** start of Raw data **
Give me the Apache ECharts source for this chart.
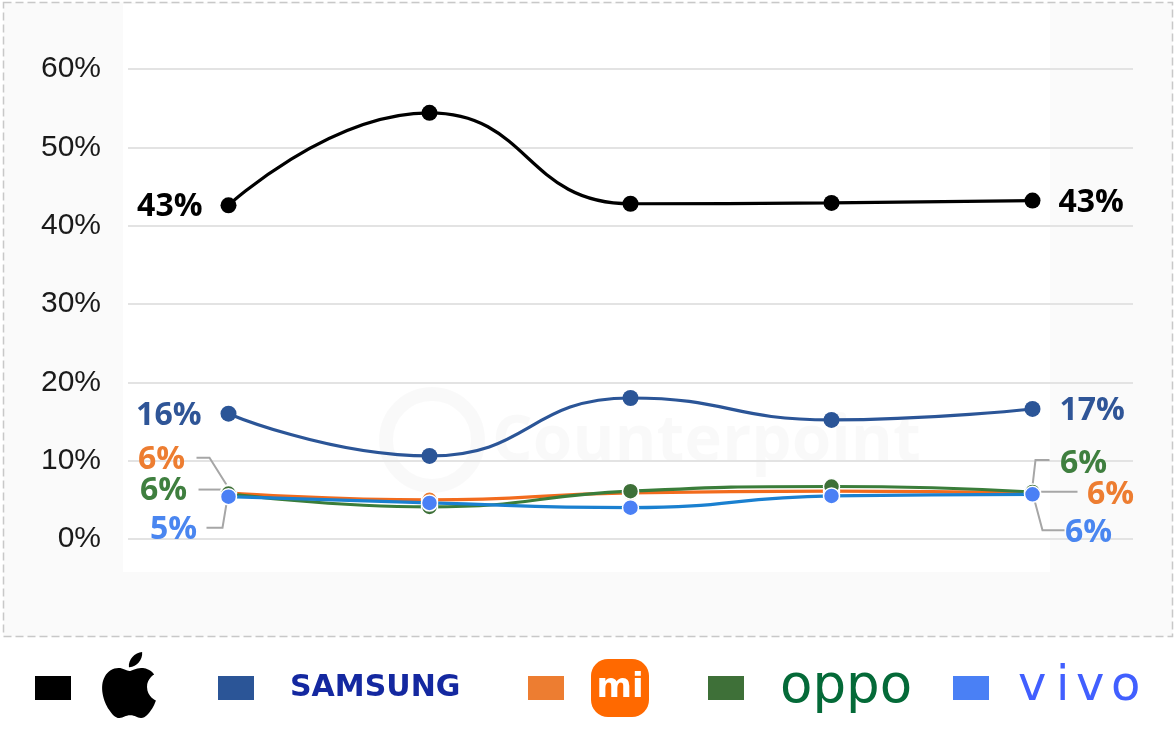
<!DOCTYPE html>
<html>
<head>
<meta charset="utf-8">
<script src="https://cdn.jsdelivr.net/npm/echarts@6/dist/echarts.min.js"></script>
<style>
html,body{margin:0;padding:0;background:#fff;}
#chart{width:1176px;height:754px;}
</style>
</head>
<body>
<div id="chart"></div>
<script>
// ---- data ----
const categories = ['P1', 'P2', 'P3', 'P4', 'P5'];
const appleShare   = [42.6, 54.4, 42.8, 42.9, 43.2];
const samsungShare = [16.0, 10.6, 18.0, 15.2, 16.6];
const xiaomiShare  = [5.9, 5.0, 5.9, 6.1, 5.9];
const oppoShare    = [5.8, 4.1, 6.1, 6.7, 6.0];
const vivoShare    = [5.4, 4.6, 4.0, 5.5, 5.7];
const brandNames   = ['Apple', 'Samsung', 'Xiaomi', 'OPPO', 'vivo'];
const yMin = 0, yMax = 60, yStep = 10;

// ---- styling ----
const labelFont = { fontFamily: 'Open Sans', fontWeight: 'bold', fontSize: 32 };
// label offsets and leader-line elbows, relative to the marker centre
const leaders = {
  Xiaomi: {
    left:  { dx: -67, dy: -33, line: [[-2, -8], [-19, -35], [-32, -35]] },
    right: { dx: 78, dy: 2, line: [[6, -1], [25, -1], [45, -1]] }
  },
  OPPO: {
    left:  { dx: -65, dy: -3, line: [[-6, -4], [-15, -4], [-30, -4]] },
    right: { dx: 51, dy: -28, line: [[0, -6], [3, -32], [17, -32]] }
  },
  vivo: {
    left:  { dx: -55, dy: 33, line: [[-2, 7], [-6, 31], [-22, 31]] },
    right: { dx: 56, dy: 39, line: [[2, 6], [10, 36], [32, 36]] }
  }
};

function layoutFor(key) {
  return function (p) {
    const cfg = leaders[key][p.dataIndex === 0 ? 'left' : 'right'];
    const cx = p.rect.x + p.rect.width / 2;
    const cy = p.rect.y + p.rect.height / 2;
    return { x: cx + cfg.dx, y: cy + cfg.dy, align: 'center', verticalAlign: 'middle' };
  };
}

function endLabels(values, color, distance) {
  const last = values.length - 1;
  return values.map((v, i) => ({
    value: v,
    label: (i === 0 || i === last) ? {
      show: true, position: i === 0 ? 'left' : 'right', distance: distance,
      color: color, ...labelFont, offset: [0, 2], formatter: p => Math.round(p.value) + '%'
    } : { show: false }
  }));
}

function leaderLabels(values, color) {
  const last = values.length - 1;
  return values.map((v, i) => ({
    value: v,
    label: (i === 0 || i === last) ? {
      show: true, color: color, ...labelFont, formatter: p => Math.round(p.value) + '%'
    } : { show: false }
  }));
}

function lineSeries(name, data, color, lineColor, extra) {
  return Object.assign({
    name: name, type: 'line', smooth: 0.5, data: data,
    symbol: 'circle', symbolSize: 16,
    itemStyle: { color: color, borderColor: '#fff', borderWidth: 1.5 },
    lineStyle: { color: lineColor, width: 3.2 },
    emphasis: { disabled: true }
  }, extra || {});
}

const applePath = 'M12.152 6.896c-.948 0-2.415-1.078-3.96-1.04-2.04.027-3.91 1.183-4.961 3.014-2.117 3.675-.546 9.103 1.519 12.09 1.013 1.454 2.208 3.09 3.792 3.039 1.52-.065 2.09-.987 3.935-.987 1.831 0 2.35.987 3.96.948 1.637-.026 2.676-1.48 3.676-2.948 1.156-1.688 1.636-3.325 1.662-3.415-.039-.013-3.182-1.221-3.22-4.857-.026-3.04 2.48-4.494 2.597-4.559-1.429-2.09-3.623-2.324-4.39-2.376-2-.156-3.675 1.09-4.61 1.09zM15.53 3.83c.843-1.012 1.4-2.427 1.245-3.83-1.207.052-2.662.805-3.532 1.818-.78.896-1.454 2.338-1.273 3.714 1.338.104 2.715-.688 3.559-1.701';
echarts.graphic.registerShape('appleLogo', echarts.graphic.extendPath(applePath, {}));

const H = 58;
const legendBase = {
  top: 659, padding: 0, itemWidth: 36, itemHeight: 24, icon: 'rect', selectedMode: false,
  itemStyle: { borderWidth: 0 }
};
const tok = (o) => Object.assign({ height: H, lineHeight: H, verticalAlign: 'middle' }, o);
const vivoTok = (w) => tok({ width: w, align: 'left', fontFamily: 'DejaVu Sans', fontSize: 48, color: '#415FFF' });

const baseGraphic = [
  { id: 'bg', type: 'rect', z: -100, silent: true, shape: { x: 3.5, y: 2.5, width: 1169, height: 634 },
    style: { fill: '#FAFAFA', stroke: '#C8C8C8', lineWidth: 1.5, lineDash: [8, 4] } },
  { id: 'plotbg', type: 'rect', z: -99, silent: true, shape: { x: 123, y: 4, width: 927, height: 568 }, style: { fill: '#ffffff' } },
  { id: 'wmring', type: 'circle', z: -98, silent: true, shape: { cx: 432, cy: 440, r: 46 },
    style: { fill: 'none', stroke: 'rgba(0,0,0,0.025)', lineWidth: 14 } },
  { id: 'wmtext', type: 'text', z: -98, silent: true, x: 492, y: 443,
    style: { text: 'Counterpoint', fill: 'rgba(0,0,0,0.025)', font: 'bold 64px "Open Sans"', verticalAlign: 'middle' } },
  { id: 'apple', type: 'appleLogo', silent: true, x: 96, y: 652, scaleX: 2.75, scaleY: 2.75,
    style: { fill: '#000' } }
];

const chart = echarts.init(document.getElementById('chart'), null, { renderer: 'canvas' });
chart.setOption({
  animation: false,
  backgroundColor: '#ffffff',
  grid: { left: 128, right: 43, top: 69, bottom: 215, containLabel: false },
  xAxis: {
    type: 'category', data: categories, boundaryGap: true,
    axisLine: { show: false }, axisTick: { show: false }, axisLabel: { show: false },
    splitLine: { show: false }
  },
  yAxis: {
    type: 'value', min: yMin, max: yMax, interval: yStep,
    axisLine: { show: false }, axisTick: { show: false },
    axisLabel: { formatter: '{value}%', fontFamily: 'Liberation Sans', fontSize: 30, color: '#1a1a1a', margin: 27 },
    splitLine: { lineStyle: { color: '#E3E3E3', width: 2 } }
  },
  legend: [
    Object.assign({}, legendBase, { left: 35, data: [brandNames[0]], formatter: '{s|}',
      textStyle: { rich: { s: tok({ width: 60 }) } } }),
    Object.assign({}, legendBase, { left: 218, data: [brandNames[1]], formatter: '{s|}{t|SAMSUNG}',
      textStyle: { rich: { s: tok({ width: 31 }), t: tok({ fontFamily: 'DejaVu Sans', fontWeight: 'bold', fontSize: 30, color: '#1428A0' }) } } }),
    Object.assign({}, legendBase, { left: 528, data: [brandNames[2]], formatter: '{s|}{t|mi}',
      textStyle: { rich: { s: tok({ width: 22 }), t: tok({ width: 58, align: 'center', backgroundColor: '#FF6900', borderRadius: 17, color: '#fff', fontFamily: 'DejaVu Sans', fontWeight: 'bold', fontSize: 34 }) } } }),
    Object.assign({}, legendBase, { left: 708, data: [brandNames[3]], formatter: '{s|}{t|oppo}',
      textStyle: { rich: { s: tok({ width: 31 }), t: tok({ fontFamily: 'DejaVu Sans', fontSize: 53, color: '#046A38' }) } } }),
    Object.assign({}, legendBase, { left: 953, data: [brandNames[4]], formatter: '{s|}{a|v}{b|i}{c|v}{d|o}',
      textStyle: { rich: { s: tok({ width: 24 }), a: vivoTok(38), b: vivoTok(20), c: vivoTok(35), d: vivoTok(34) } } })
  ],
  graphic: baseGraphic,
  series: [
    lineSeries(brandNames[0], endLabels(appleShare, '#000', 18), '#000', '#000',
      { itemStyle: { color: '#000', borderWidth: 0 } }),
    lineSeries(brandNames[1], endLabels(samsungShare, '#2F5597', 19), '#2B5597', '#2B5597',
      { itemStyle: { color: '#2B5597', borderWidth: 0 } }),
    lineSeries(brandNames[2], leaderLabels(xiaomiShare, '#ED7D31'), '#ED7D31', '#F26B1D',
      { labelLayout: layoutFor('Xiaomi') }),
    lineSeries(brandNames[3], leaderLabels(oppoShare, '#3F7F3F'), '#3E7038', '#3A7D3A',
      { labelLayout: layoutFor('OPPO') }),
    lineSeries(brandNames[4], leaderLabels(vivoShare, '#4A86F0'), '#4A80F5', '#1A80D0',
      { labelLayout: layoutFor('vivo') })
  ]
});

// leader lines from each end label to its marker, positioned via the chart's own scales
const leaderSeries = [[2, 'Xiaomi', xiaomiShare], [3, 'OPPO', oppoShare], [4, 'vivo', vivoShare]];
const leaderGraphics = [];
leaderSeries.forEach(([si, key, vals]) => {
  [0, vals.length - 1].forEach((idx) => {
    const pt = chart.convertToPixel({ seriesIndex: si }, [idx, vals[idx]]);
    const cfg = leaders[key][idx === 0 ? 'left' : 'right'];
    leaderGraphics.push({
      id: 'leader-' + key + '-' + idx, type: 'polyline', z: 1, silent: true,
      shape: { points: cfg.line.map(q => [pt[0] + q[0], pt[1] + q[1]]) },
      style: { stroke: '#A6A6A6', lineWidth: 2, fill: null }
    });
  });
});
chart.setOption({ graphic: baseGraphic.concat(leaderGraphics) });
</script>
</body>
</html>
** end of Raw data **
• _Objective_: Repeat only the lines from the beginning of the material through the line containing "const yMin = 0, yMax = 60, yStep = 10;", both ends kept, leaving pictures out.

• _Response to the task_:
Give me the Apache ECharts source for this chart.
<!DOCTYPE html>
<html>
<head>
<meta charset="utf-8">
<script src="https://cdn.jsdelivr.net/npm/echarts@6/dist/echarts.min.js"></script>
<style>
html,body{margin:0;padding:0;background:#fff;}
#chart{width:1176px;height:754px;}
</style>
</head>
<body>
<div id="chart"></div>
<script>
// ---- data ----
const categories = ['P1', 'P2', 'P3', 'P4', 'P5'];
const appleShare   = [42.6, 54.4, 42.8, 42.9, 43.2];
const samsungShare = [16.0, 10.6, 18.0, 15.2, 16.6];
const xiaomiShare  = [5.9, 5.0, 5.9, 6.1, 5.9];
const oppoShare    = [5.8, 4.1, 6.1, 6.7, 6.0];
const vivoShare    = [5.4, 4.6, 4.0, 5.5, 5.7];
const brandNames   = ['Apple', 'Samsung', 'Xiaomi', 'OPPO', 'vivo'];
const yMin = 0, yMax = 60, yStep = 10;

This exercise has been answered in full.